◆ **Provided material**:
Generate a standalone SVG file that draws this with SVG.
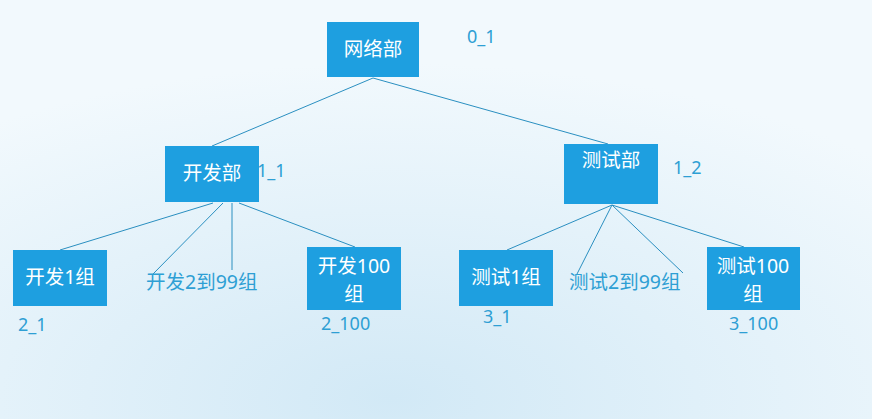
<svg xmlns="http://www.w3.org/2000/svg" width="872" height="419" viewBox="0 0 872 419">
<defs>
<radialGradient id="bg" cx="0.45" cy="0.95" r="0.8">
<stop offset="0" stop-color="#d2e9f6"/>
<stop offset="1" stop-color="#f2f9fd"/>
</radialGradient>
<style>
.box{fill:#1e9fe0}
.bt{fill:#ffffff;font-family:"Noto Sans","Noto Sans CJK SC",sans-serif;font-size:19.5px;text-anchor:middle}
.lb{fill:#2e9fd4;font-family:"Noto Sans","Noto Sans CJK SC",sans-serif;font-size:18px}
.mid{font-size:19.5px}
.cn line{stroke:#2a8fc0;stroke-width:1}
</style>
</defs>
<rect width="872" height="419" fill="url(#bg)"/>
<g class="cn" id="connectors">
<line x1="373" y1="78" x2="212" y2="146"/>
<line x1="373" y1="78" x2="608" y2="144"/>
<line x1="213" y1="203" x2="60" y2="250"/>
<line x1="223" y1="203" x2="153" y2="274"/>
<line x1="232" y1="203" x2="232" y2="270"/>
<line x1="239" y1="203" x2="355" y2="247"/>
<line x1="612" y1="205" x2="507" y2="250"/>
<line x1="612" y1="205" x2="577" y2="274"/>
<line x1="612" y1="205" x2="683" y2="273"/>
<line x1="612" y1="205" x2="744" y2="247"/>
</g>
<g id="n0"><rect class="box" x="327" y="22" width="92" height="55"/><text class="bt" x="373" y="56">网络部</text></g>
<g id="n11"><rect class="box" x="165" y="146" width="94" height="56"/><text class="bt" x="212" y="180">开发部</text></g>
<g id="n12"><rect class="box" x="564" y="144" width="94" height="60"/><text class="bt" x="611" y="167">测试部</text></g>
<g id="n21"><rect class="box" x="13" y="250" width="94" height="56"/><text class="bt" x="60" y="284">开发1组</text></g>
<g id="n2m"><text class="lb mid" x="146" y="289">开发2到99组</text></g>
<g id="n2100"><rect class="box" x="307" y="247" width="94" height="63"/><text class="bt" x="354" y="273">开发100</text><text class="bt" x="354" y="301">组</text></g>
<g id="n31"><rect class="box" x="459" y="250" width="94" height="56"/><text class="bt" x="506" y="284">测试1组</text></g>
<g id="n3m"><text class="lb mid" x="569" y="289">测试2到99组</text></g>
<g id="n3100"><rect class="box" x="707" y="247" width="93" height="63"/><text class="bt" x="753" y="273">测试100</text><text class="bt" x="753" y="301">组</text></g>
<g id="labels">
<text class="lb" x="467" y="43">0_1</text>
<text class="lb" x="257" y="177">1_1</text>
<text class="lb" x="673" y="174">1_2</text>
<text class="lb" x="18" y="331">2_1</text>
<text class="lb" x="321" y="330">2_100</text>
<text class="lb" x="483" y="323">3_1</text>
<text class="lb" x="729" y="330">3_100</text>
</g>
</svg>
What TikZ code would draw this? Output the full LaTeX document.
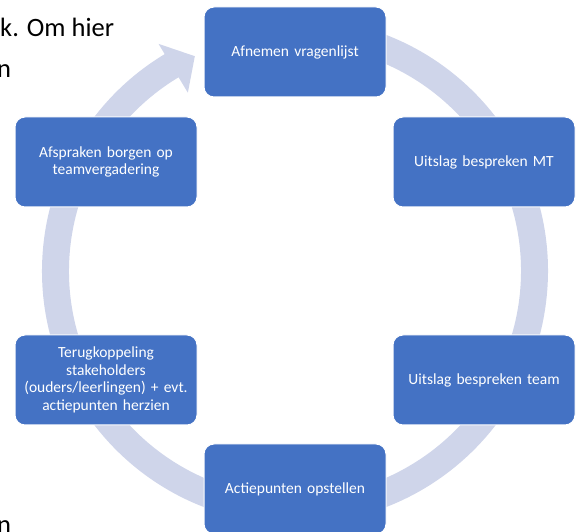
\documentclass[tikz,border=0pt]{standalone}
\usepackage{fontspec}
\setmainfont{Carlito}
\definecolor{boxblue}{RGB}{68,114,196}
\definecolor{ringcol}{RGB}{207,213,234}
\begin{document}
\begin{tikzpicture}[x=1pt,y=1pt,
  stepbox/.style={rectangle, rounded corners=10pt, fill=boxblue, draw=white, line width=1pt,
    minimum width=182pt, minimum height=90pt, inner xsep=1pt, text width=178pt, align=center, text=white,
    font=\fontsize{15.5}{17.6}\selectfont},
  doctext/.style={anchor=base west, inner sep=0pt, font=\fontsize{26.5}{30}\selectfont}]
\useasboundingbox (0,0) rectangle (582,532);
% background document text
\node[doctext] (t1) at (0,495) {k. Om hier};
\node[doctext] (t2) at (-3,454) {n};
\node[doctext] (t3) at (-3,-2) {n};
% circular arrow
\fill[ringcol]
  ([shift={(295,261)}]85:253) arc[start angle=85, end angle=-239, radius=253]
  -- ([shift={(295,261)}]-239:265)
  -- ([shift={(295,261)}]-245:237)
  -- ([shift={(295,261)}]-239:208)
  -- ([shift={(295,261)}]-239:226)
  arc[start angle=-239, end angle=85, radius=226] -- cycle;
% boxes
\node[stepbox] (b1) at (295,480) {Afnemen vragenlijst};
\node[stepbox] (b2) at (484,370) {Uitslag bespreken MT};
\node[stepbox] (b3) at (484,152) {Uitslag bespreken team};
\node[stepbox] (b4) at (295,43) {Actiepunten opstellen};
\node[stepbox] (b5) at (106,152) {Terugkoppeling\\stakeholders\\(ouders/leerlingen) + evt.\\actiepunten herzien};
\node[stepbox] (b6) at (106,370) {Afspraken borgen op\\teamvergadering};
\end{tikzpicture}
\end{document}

◆ **Exercise requirements**: Every line should be retyped exactly, with the pictures omitted.

◆ **Expected answer**:
Generate a standalone SVG file that draws this with SVG.
<svg xmlns="http://www.w3.org/2000/svg" width="872" height="419" viewBox="0 0 872 419">
<defs>
<radialGradient id="bg" cx="0.45" cy="0.95" r="0.8">
<stop offset="0" stop-color="#d2e9f6"/>
<stop offset="1" stop-color="#f2f9fd"/>
</radialGradient>
<style>
.box{fill:#1e9fe0}
.bt{fill:#ffffff;font-family:"Noto Sans","Noto Sans CJK SC",sans-serif;font-size:19.5px;text-anchor:middle}
.lb{fill:#2e9fd4;font-family:"Noto Sans","Noto Sans CJK SC",sans-serif;font-size:18px}
.mid{font-size:19.5px}
.cn line{stroke:#2a8fc0;stroke-width:1}
</style>
</defs>
<rect width="872" height="419" fill="url(#bg)"/>
<g class="cn" id="connectors">
<line x1="373" y1="78" x2="212" y2="146"/>
<line x1="373" y1="78" x2="608" y2="144"/>
<line x1="213" y1="203" x2="60" y2="250"/>
<line x1="223" y1="203" x2="153" y2="274"/>
<line x1="232" y1="203" x2="232" y2="270"/>
<line x1="239" y1="203" x2="355" y2="247"/>
<line x1="612" y1="205" x2="507" y2="250"/>
<line x1="612" y1="205" x2="577" y2="274"/>
<line x1="612" y1="205" x2="683" y2="273"/>
<line x1="612" y1="205" x2="744" y2="247"/>
</g>
<g id="n0"><rect class="box" x="327" y="22" width="92" height="55"/><text class="bt" x="373" y="56">网络部</text></g>
<g id="n11"><rect class="box" x="165" y="146" width="94" height="56"/><text class="bt" x="212" y="180">开发部</text></g>
<g id="n12"><rect class="box" x="564" y="144" width="94" height="60"/><text class="bt" x="611" y="167">测试部</text></g>
<g id="n21"><rect class="box" x="13" y="250" width="94" height="56"/><text class="bt" x="60" y="284">开发1组</text></g>
<g id="n2m"><text class="lb mid" x="146" y="289">开发2到99组</text></g>
<g id="n2100"><rect class="box" x="307" y="247" width="94" height="63"/><text class="bt" x="354" y="273">开发100</text><text class="bt" x="354" y="301">组</text></g>
<g id="n31"><rect class="box" x="459" y="250" width="94" height="56"/><text class="bt" x="506" y="284">测试1组</text></g>
<g id="n3m"><text class="lb mid" x="569" y="289">测试2到99组</text></g>
<g id="n3100"><rect class="box" x="707" y="247" width="93" height="63"/><text class="bt" x="753" y="273">测试100</text><text class="bt" x="753" y="301">组</text></g>
<g id="labels">
<text class="lb" x="467" y="43">0_1</text>
<text class="lb" x="257" y="177">1_1</text>
<text class="lb" x="673" y="174">1_2</text>
<text class="lb" x="18" y="331">2_1</text>
<text class="lb" x="321" y="330">2_100</text>
<text class="lb" x="483" y="323">3_1</text>
<text class="lb" x="729" y="330">3_100</text>
</g>
</svg>
What TikZ code would draw this? Output the full LaTeX document.
\documentclass[tikz,border=0pt]{standalone}
\usepackage{fontspec}
\setmainfont{Carlito}
\definecolor{boxblue}{RGB}{68,114,196}
\definecolor{ringcol}{RGB}{207,213,234}
\begin{document}
\begin{tikzpicture}[x=1pt,y=1pt,
  stepbox/.style={rectangle, rounded corners=10pt, fill=boxblue, draw=white, line width=1pt,
    minimum width=182pt, minimum height=90pt, inner xsep=1pt, text width=178pt, align=center, text=white,
    font=\fontsize{15.5}{17.6}\selectfont},
  doctext/.style={anchor=base west, inner sep=0pt, font=\fontsize{26.5}{30}\selectfont}]
\useasboundingbox (0,0) rectangle (582,532);
% background document text
\node[doctext] (t1) at (0,495) {k. Om hier};
\node[doctext] (t2) at (-3,454) {n};
\node[doctext] (t3) at (-3,-2) {n};
% circular arrow
\fill[ringcol]
  ([shift={(295,261)}]85:253) arc[start angle=85, end angle=-239, radius=253]
  -- ([shift={(295,261)}]-239:265)
  -- ([shift={(295,261)}]-245:237)
  -- ([shift={(295,261)}]-239:208)
  -- ([shift={(295,261)}]-239:226)
  arc[start angle=-239, end angle=85, radius=226] -- cycle;
% boxes
\node[stepbox] (b1) at (295,480) {Afnemen vragenlijst};
\node[stepbox] (b2) at (484,370) {Uitslag bespreken MT};
\node[stepbox] (b3) at (484,152) {Uitslag bespreken team};
\node[stepbox] (b4) at (295,43) {Actiepunten opstellen};
\node[stepbox] (b5) at (106,152) {Terugkoppeling\\stakeholders\\(ouders/leerlingen) + evt.\\actiepunten herzien};
\node[stepbox] (b6) at (106,370) {Afspraken borgen op\\teamvergadering};
\end{tikzpicture}
\end{document}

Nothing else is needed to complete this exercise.